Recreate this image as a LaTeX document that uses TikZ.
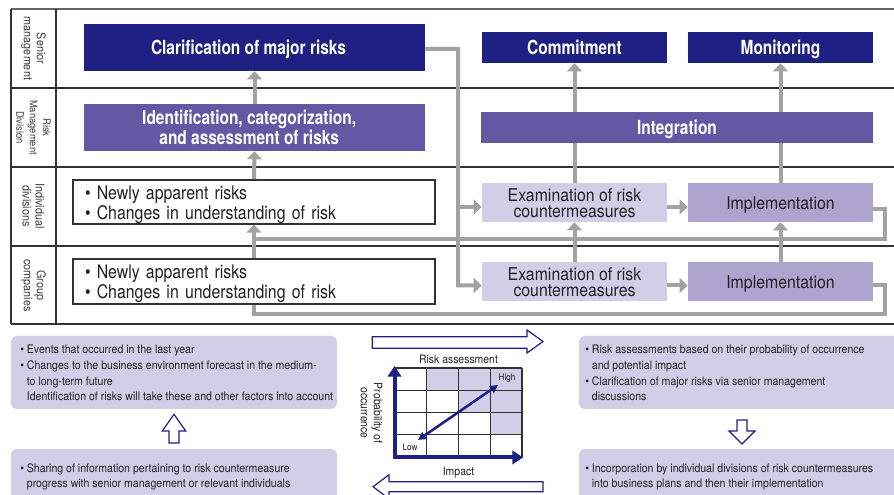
\documentclass[tikz,border=0pt]{standalone}
\usepackage{fontspec}
\setmainfont{TeX Gyre Heros}[FakeStretch=0.9]
\newfontfamily\hdfont{TeX Gyre Heros}[FakeStretch=0.8]
\newfontfamily\rkfont{TeX Gyre Heros}[FakeStretch=0.85]
\usetikzlibrary{arrows.meta}

\definecolor{navyC}{RGB}{30,32,132}
\definecolor{purpC}{RGB}{100,88,164}
\definecolor{lavC}{RGB}{210,206,231}
\definecolor{implC}{RGB}{173,165,207}
\definecolor{linkC}{RGB}{161,162,162}
\definecolor{inkC}{RGB}{35,31,32}
\definecolor{ruleC}{RGB}{50,50,50}
\definecolor{laneC}{RGB}{60,60,60}

\pgfdeclarelayer{table}
\pgfdeclarelayer{links}
\pgfsetlayers{table,links,main}

\begin{document}
\begin{tikzpicture}[x=0.75pt,y=-0.75pt,
  every node/.style={inner sep=0pt},
  headbox/.style={fill=navyC,text=white,align=center,
    font=\hdfont\bfseries\fontsize{14.5}{13.5}\selectfont},
  purplebox/.style={headbox,fill=purpC},
  oneline/.style={text height=10.3pt,text depth=0.5pt},
  riskbox/.style={draw=ruleC,line width=0.8pt,fill=white,text=inkC,align=left,
    inner xsep=9pt,text width=253.5pt,minimum height=33pt,
    font=\rkfont\fontsize{14}{15}\selectfont},
  exambox/.style={fill=lavC,text=inkC,align=center,minimum width=138.75pt,
    minimum height=29.25pt,font=\fontsize{13.2}{12}\selectfont},
  implbox/.style={exambox,fill=implC,text height=11.4pt,text depth=0.2pt},
  lane/.style={rotate=-90,align=center,text=laneC,font=\fontsize{9}{9.75}\selectfont},
  link/.style={draw=linkC,line width=3pt,line join=miter},
  linkto/.style={link,-{Triangle[width=11pt,length=6pt]}},
  note/.style={fill=lavC,rounded corners=4pt},
  notetext/.style={align=left,text=inkC,font=\fontsize{8.8}{11.75}\selectfont},
  hollow/.style={draw=navyC,line width=0.9pt,fill=white,line join=miter},
  axis/.style={draw=navyC,line width=3pt,-{Triangle[width=10pt,length=8pt]}},
  chartlabel/.style={text=inkC,font=\fontsize{8.7}{9.75}\selectfont},
]
\useasboundingbox (0,0) rectangle (894,495);

% ---------- swim-lane table ----------
\begin{pgfonlayer}{table}
  \draw[ruleC!75,line width=1.1pt] (11,9) -- (894,9);
  \draw[ruleC,line width=0.9pt] (11,88) -- (894,88);
  \draw[ruleC,line width=0.9pt] (11,167) -- (894,167);
  \draw[ruleC,line width=0.9pt] (11,246) -- (894,246);
  \draw[ruleC,line width=0.9pt] (11,324) -- (894,324);
  \draw[ruleC,line width=0.9pt] (11,9) -- (11,324);
  \draw[ruleC,line width=0.9pt] (56,9) -- (56,324);
\end{pgfonlayer}

\node[lane] (laneSM) at (33.5,48.5) {Senior\\management};
\node[lane,font=\fontsize{7.8}{10}\selectfont] (laneRM) at (33.5,127.5) {Risk\\Management\\Division};
\node[lane] (laneID) at (33.5,206) {Individual\\divisions};
\node[lane] (laneGC) at (33.5,285.5) {Group\\companies};

% ---------- process boxes ----------
\node[headbox,oneline,minimum width=255.75pt,minimum height=35.25pt] (clar) at (254.5,47.5) {Clarification of major risks\kern9pt};
\node[purplebox,minimum width=255.75pt,minimum height=35.25pt] (ident) at (254.5,127.5) {Identification, categorization,\kern8pt\\and assessment of risks\kern8pt};
\node[headbox,oneline,minimum width=138.75pt,minimum height=23.25pt] (commit) at (574.5,47.5) {Commitment};
\node[headbox,oneline,minimum width=138.75pt,minimum height=23.25pt] (monit) at (780.5,47.5) {Monitoring};
\node[purplebox,oneline,minimum width=294pt,minimum height=23.25pt] (integ) at (677,127.5) {Integration};

\node[riskbox] (indiv) at (254,202) {\rule{0pt}{14.5pt}\textbullet\ Newly apparent risks\\\textbullet\ Changes in understanding of risk};
\node[riskbox,minimum height=33.75pt] (group) at (254,281.5) {\rule{0pt}{13.5pt}\textbullet\ Newly apparent risks\\\textbullet\ Changes in understanding of risk};

\node[exambox] (exA) at (574.5,202.5) {\rule{0pt}{11pt}Examination of risk\\countermeasures};
\node[implbox] (imA) at (780.5,202.5) {Implementation};
\node[exambox] (exB) at (574.5,281.5) {\rule{0pt}{11pt}Examination of risk\\countermeasures};
\node[implbox] (imB) at (780.5,281.5) {Implementation};

% ---------- connectors ----------
\coordinate (busT) at (458,49);
\coordinate (rowA) at (458,207);
\coordinate (rowB) at (458,285.5);
\coordinate (retA) at (885,239);
\coordinate (retB) at (885,314.5);

\begin{pgfonlayer}{links}
  \draw[linkto] (ident.north) -- (clar.south);
  \draw[linkto] (indiv.north) -- (ident.south);
  \draw[linkto] ([yshift=-1pt]clar.east) -- (busT) -- (rowB) -- (rowB -| exB.west);
  \draw[linkto] (rowA) -- (rowA -| exA.west);
  \draw[linkto] (rowA -| exA.east) -- (rowA -| imA.west);
  \draw[linkto] (rowB -| exB.east) -- (rowB -| imB.west);
  \draw[linkto] (exB.north) -- (exA.south);
  \draw[linkto] (imB.north) -- (imA.south);
  \draw[linkto] (exA.north) -- (commit.south);
  \draw[linkto] (imA.north) -- (monit.south);
  \draw[link] ([yshift=-4.9pt]imA.east) -| (retA) -- (retA -| indiv.south);
  \draw[linkto] (group.north) -- (indiv.south);
  \draw[link] ([yshift=-3pt]imB.east) -| (retB) -- (retB -| group.south) -- (group.south);
\end{pgfonlayer}

% ---------- explanatory notes ----------
\node[note,minimum width=244.5pt,minimum height=54.75pt] (noteLT) at (174,372.5) {};
\node[note,minimum width=244.5pt,minimum height=42pt] (noteLB) at (174,477) {};
\node[note,minimum width=240.75pt,minimum height=54.75pt] (noteRT) at (739.5,372.5) {};
\node[note,minimum width=240.75pt,minimum height=42pt] (noteRB) at (739.5,477) {};

\node[notetext,anchor=west] (txtLT) at (20,373) {\textbullet\ Events that occurred in the last year\\
\textbullet\ Changes to the business environment forecast in the medium-\\
\hphantom{\textbullet\ }to long-term future\\
\hphantom{\textbullet\ }Identification of risks will take these and other factors into account};
\node[notetext,anchor=west] (txtLB) at (20,477) {\textbullet\ Sharing of information pertaining to risk countermeasure\\
\hphantom{\textbullet\ }progress with senior management or relevant individuals};
\node[notetext,anchor=west] (txtRT) at (585,373) {\textbullet\ Risk assessments based on their probability of occurrence\\
\hphantom{\textbullet\ }and potential impact\\
\textbullet\ Clarification of major risks via senior management\\
\hphantom{\textbullet\ }discussions};
\node[notetext,anchor=west] (txtRB) at (585,477) {\textbullet\ Incorporation by individual divisions of risk countermeasures\\
\hphantom{\textbullet\ }into business plans and then their implementation};

% hollow block arrows
\draw[hollow] (174,414.3) -- (185.7,431) -- (179,431) -- (179,443) -- (169,443) -- (169,431) -- (162.3,431) -- cycle;
\draw[hollow] (742,444) -- (755,431) -- (747,431) -- (747,420) -- (737,420) -- (737,431) -- (729,431) -- cycle;
\draw[hollow] (543,341.5) -- (527,330) -- (527,336.7) -- (372.3,336.7) -- (372.3,348.3) -- (527,348.3) -- (527,353) -- cycle;
\draw[hollow] (373,486.7) -- (389,474.7) -- (389,481.7) -- (543,481.7) -- (543,491.7) -- (389,491.7) -- (389,498.7) -- cycle;

% ---------- risk assessment matrix ----------
\fill[lavC] (426.75,368) rectangle (522,390.25);
\fill[lavC] (458.5,390.25) rectangle (522,412.5);
\fill[lavC] (490.25,412.5) rectangle (522,434.75);
\foreach \gx in {426.75,458.5,490.25,522}
  \draw[ruleC,line width=0.8pt] (\gx,368) -- (\gx,457);
\foreach \gy in {368,390.25,412.5,434.75}
  \draw[ruleC,line width=0.8pt] (395,\gy) -- (522,\gy);
\draw[axis] (394.5,459) -- (394.5,366);
\draw[axis] (393,457.5) -- (523,457.5);

\node[chartlabel,anchor=base] (ra) at (458.5,364) {Risk assessment};
\node[chartlabel,anchor=base] (imp) at (458.5,476) {Impact};
\node[chartlabel,rotate=-90,align=center] (prob) at (371.5,413) {Probability of\\occurrence};
\node[chartlabel,font=\fontsize{6.8}{8}\selectfont] (hi) at (507,378) {High};
\node[chartlabel,font=\fontsize{6.8}{8}\selectfont] (lo) at (410,447.5) {Low};
\coordinate (lowpt) at (418,440);
\coordinate (highpt) at (498,385);
\draw[navyC,line width=1.9pt,{Triangle[width=6pt,length=6pt]}-{Triangle[width=6pt,length=6pt]}] (lowpt) -- (highpt);
\end{tikzpicture}
\end{document}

----------

**Problem to work on**. In the data above, count the lines where the word "that" appears; reply with the number only.

**Right answer**. 2